In this talk, I will overview the recent approximation approach to the capacity of relay networks. Here, the capacity of the network is bounded within a gap that is independent of the channel configurations and the SNR. We will discuss the new insights brought by this approximation approach as well as its major limitations. The most important limitation of the existing approximation results is that the gap to capacity grows linearly in the number of nodes, making the approximation useless even for networks of moderate size. We will present a new bound on the gap and show that the gap can be improved from linear to logarithmic in the number of nodes in a number of important cases.

Bio

Ayfer Ozgur is an Assistant Professor in the Information Systems Laboratory at Stanford University since 2012. Before joining Stanford, she was a postdoctoral researcher and a Ph.D. student at EPFL, Switzerland.

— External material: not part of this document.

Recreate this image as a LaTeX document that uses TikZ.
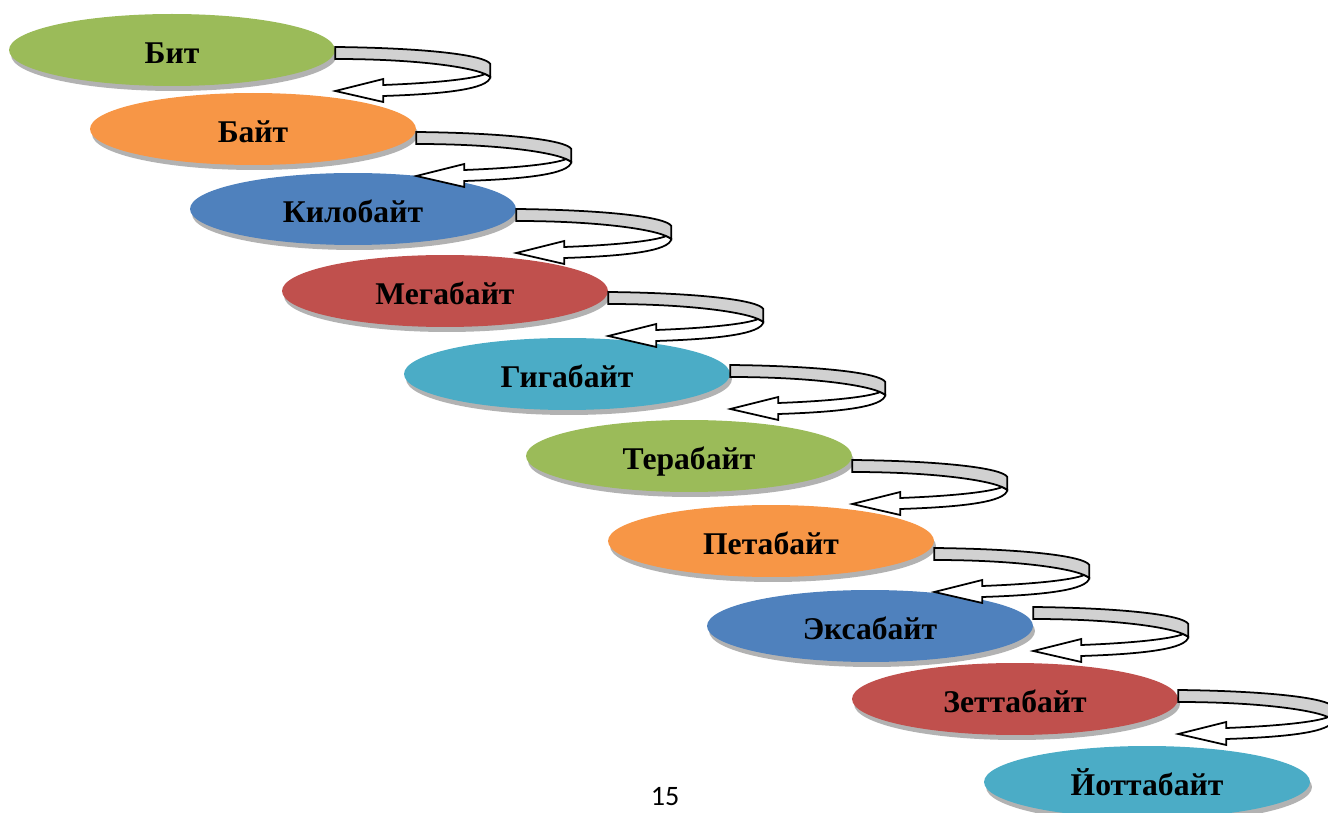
\documentclass[tikz,border=0pt]{standalone}
\usepackage{fontspec}
\setmainfont{Liberation Serif}
\newfontfamily\pagefont{Carlito}
\usepackage{tikz}
\usetikzlibrary{shapes.geometric}
\usetikzlibrary{shadows}
\usetikzlibrary{calc}

\definecolor{unitgreen}{HTML}{9BBB59}
\definecolor{unitorange}{HTML}{F79646}
\definecolor{unitblue}{HTML}{4F81BD}
\definecolor{unitred}{HTML}{C0504D}
\definecolor{unitaqua}{HTML}{4BACC6}

\tikzset{
  unit/.style={ellipse, minimum width=6.52cm, minimum height=1.44cm, inner sep=0pt,
    font=\fontsize{18}{20}\selectfont\bfseries, text height=0.58cm, text depth=0.04cm,
    drop shadow={shadow xshift=0.04cm, shadow yshift=-0.1cm, fill=black!60, opacity=0.5}},
  band/.style={draw=black, line width=1pt, fill=black!18},
  back/.style={draw=black, line width=1pt, fill=white},
}

% turning arrow at the right end of a unit, #2 moves it up (-) or down (+)
\newcommand{\turnarrow}[2]{%
  \begin{scope}[shift={($(#1.east)+(0,#2)$)}]
    \draw[back] (155,30) .. controls (153,42) and (110,47) .. (48,49) -- (48,55) -- (0,44)
      -- (48,32) -- (48,38) .. controls (100,36) and (138,32) .. (150,27) -- cycle;
    \draw[band] (0,0) .. controls (90,1) and (150,8) .. (155,17) -- (155,30)
      .. controls (145,21) and (85,12) .. (0,12) -- cycle;
  \end{scope}}

\begin{document}
\begin{tikzpicture}[x=0.02cm, y=-0.02cm]
  \useasboundingbox (0,0) rectangle (1328,813);

  \node[unit, fill=unitgreen] (bit) at (172,50) {Бит};
  \node[unit, fill=unitorange] (byte) at (253,129) {Байт};
  \node[unit, fill=unitblue] (kilo) at (353,209) {Килобайт};
  \node[unit, fill=unitred] (mega) at (445,291) {Мегабайт};
  \node[unit, fill=unitaqua] (giga) at (567,374) {Гигабайт};
  \node[unit, fill=unitgreen] (tera) at (689,456) {Терабайт};
  \node[unit, fill=unitorange] (peta) at (771,541) {Петабайт};
  \node[unit, fill=unitblue] (exa) at (870,626) {Эксабайт};
  \node[unit, fill=unitred] (zetta) at (1015,699) {Зеттабайт};
  \node[unit, fill=unitaqua] (yotta) at (1147,782) {Йоттабайт};

  \turnarrow{bit}{-3}
  \turnarrow{byte}{3}
  \turnarrow{kilo}{0}
  \turnarrow{mega}{1}
  \turnarrow{giga}{-9}
  \turnarrow{tera}{4}
  \turnarrow{peta}{7}
  \turnarrow{exa}{-19}
  \turnarrow{zetta}{-9}

  \node[font=\pagefont\fontsize{16}{18}\selectfont, inner sep=0pt, anchor=base] (page) at (665,805) {15};
\end{tikzpicture}
\end{document}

She received her Ph.D. degree from EPFL in 2009 and B.Sc. and M.Sc.degrees in electrical engineering and physics from Middle East Technical University, Turkey in 2001 and 2004 respectively. From 2001 to 2004, she worked as a hardware design engineer for the Defense Industries Research and Development Institute in Turkey. She received the EPFL Best Ph.D. Thesis Award in 2010 and the NSF CAREER Award in 2013. Her research interests are in wireless and network communication, information and coding theory.